Whitney were more than just a refreshing change for the indie rock scene, a genre so comfortably entrapped in Mac DeMarco’s woozy, ‘jizz jazz’, hypnogogic-esque rock. A seven-piece, fronted by two former members of Smith Westerns Max Kakacek and Julien Ehrlich, their debut album from last year, Light Upon The Lake, was a joyful, instrumentally lush album centred around the pain of a relationship’s end.

Whitney’s unmistakable, Chicago-infused blend of pleasant indie rock was set apart from their contemporaries by occasional, uplifting horn sections and Ehrlich’s distinctive, emotionally fragile falsetto. The sheer replay-ability of the record was one of its main standpoints. It felt fulfilling and exciting, and most of all, a complete representation of the band’s current sound. The vocals were addictive and relatable, the instrumental melodic and memorable and the horn injections both welcoming and gratifying. A critically buzzed promotional tour, along with some quietly emphatic festival appearances through last summer, cemented their live reputation - especially in a confident, personable main stage set at Primavera Sound with a surprise appearance from DeMarco himself (apparently, they’ve all been rather good friends for a few years).

And so, as DeMarco has a habit of releasing the demos to his studio albums, now it’s Whitney’s turn to release theirs from Light Upon the Lake. Introducing only a couple of tracks not previously officially released, this demos record is largely just lower-fi renditions of their previously released material, with some studio performances of songs from live shows thrown into the mix.

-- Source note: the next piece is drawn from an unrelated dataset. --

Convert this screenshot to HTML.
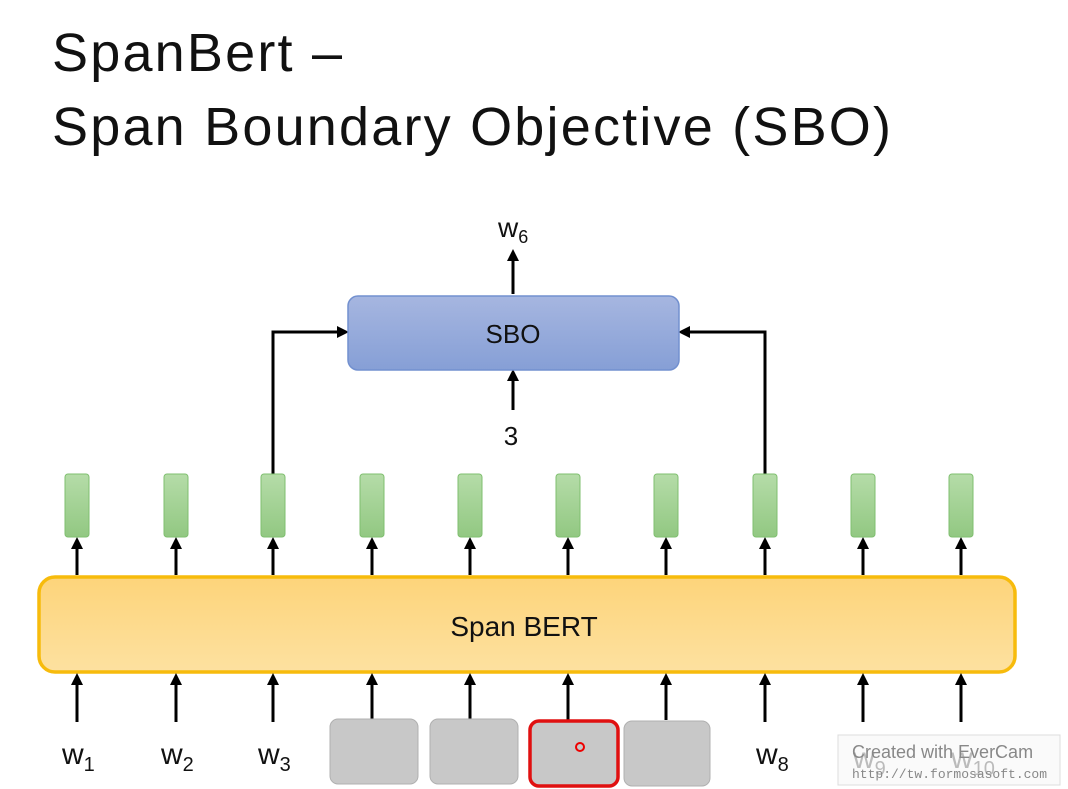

As always with a demo tape, Light Upon the Lake: Demo Recordings’ purpose isn’t so much to add any new dimensions to Whitney’s sound or instrumentation, but to be emblematic of the band’s personality and give an insight into their recording process. Kakacek’s complex lead guitar melodies are largely toned down on the demo tape, but Ehrlich’s wounded vocals both still flourish in a naturally less refined mix.

‘Golden Days’ sounds as good as ever, with Kakacek’s heavenly high-pitched guitar in the chorus closing out the track instead of the horn sections of the original – perhaps the most DeMarco infused cut on the record. Even as a demo, most of the songs on here sound just as fully composed as they are in the studio, and have just as much of a modest charm (if not more). ‘On My Own’, if anything, sounds more delicate as a rough demo - Ehrlich’s voice sounds closer to the brink, just as Kacekek’s guitar seems tender and brittle.

The band cite Allen Toussaint as an influence, and tagging along at the end of the record is an effortless, charming cover of ‘Southern Nights’ – which will be familiar to any that have seen them live. The other newly released track, ‘You and Me’ is a bouncing, Americana/country-esque number with upbeat drumming, interjections from nostalgic organ play and even strings fully optimising their seven-man band size.

Light Upon the Lakes: Demo Recordings won’t go down as a standout release in its own right, but it’s pleasing to hear the same demos that were sold at their initial live shows on a record. Merely releasing this album shows Whitney getting the recognition they deserve for injecting their fulfilling, charming and distinct style into the indie rock scene.